Shares of Aeva Technologies tumbled 12% to $22.27 after the company priced a $100 million follow-on stock offering at $22.25 per share — a steep 20% discount to its June 2 close of $27.76. Underwriters also hold a 30-day option to buy up to an additional $15 million in shares , meaning total dilution could reach $115 million. For a company still burning through cash at roughly $26 million a quarter, the timing is opportunistic but the math for existing shareholders is painful.
• New Shares Flood a Small Pool, Squeezing Current Owners. Aeva had roughly 63 million shares outstanding as of March 31, 2026 . At the $22.25 offering price, approximately 4.5 million new shares will be created — diluting existing holders by about 7% (or more than 8% if the underwriter option is fully exercised). Separately, LG Innotek, which holds about 5.6% of outstanding stock, also just registered roughly 3.5 million shares for potential resale , creating an additional supply overhang that could pressure the price further.
• Revenue Is Growing Fast but Still Tiny Relative to the Losses. Q1 2026 revenue hit a record $6.3 million, up 90% year-over-year, while the non-GAAP operating loss held steady at $25.8 million . Management guides full-year 2026 revenue of $30–$36 million — impressive growth, but a fraction of the cash the company consumes. At roughly $28 million in quarterly cash burn, Aeva's current trajectory requires either accelerating sales or additional capital raises to sustain operations long-term .
• The Cash Infusion Buys Runway — and a Pivot Story. Aeva says it will use proceeds for "general corporate purposes," including capitalizing on demand for AI data-center infrastructure and co-packaged optics — a notable pivot from its core automotive and industrial LiDAR business. Aeva is the exclusive long-range LiDAR supplier for Daimler Truck's autonomous truck program , a genuine commercial anchor, but the AI-infrastructure language signals management is chasing a hotter market narrative.

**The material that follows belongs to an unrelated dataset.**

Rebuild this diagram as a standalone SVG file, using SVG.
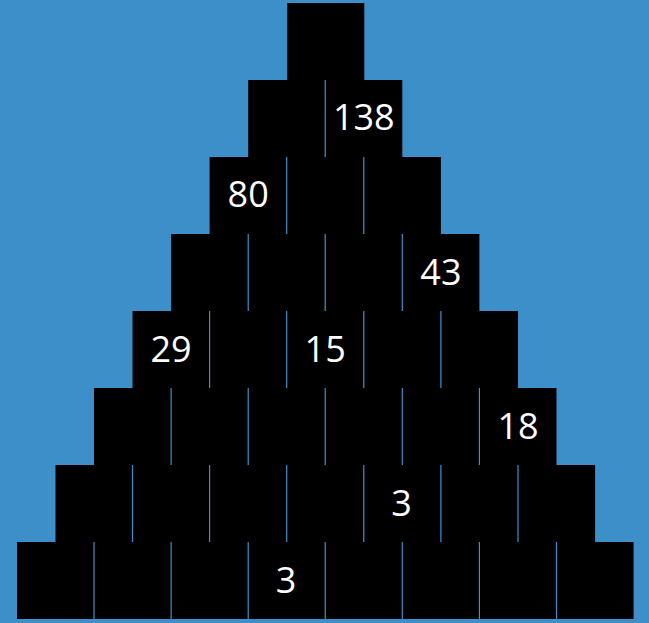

• Short Sellers Had Already Taken Notice. Short interest stood at 8.4 million shares — about 16.6% of the float — up 131% over the past 12 months . The offering validates bears' concern: a company whose stock nearly doubled year-to-date was still far from self-funding, and management chose to sell equity near the top. Investors now must decide whether Aeva's growth story justifies absorbing the dilution or whether this capital raise simply postpones an inevitable reckoning with profitability.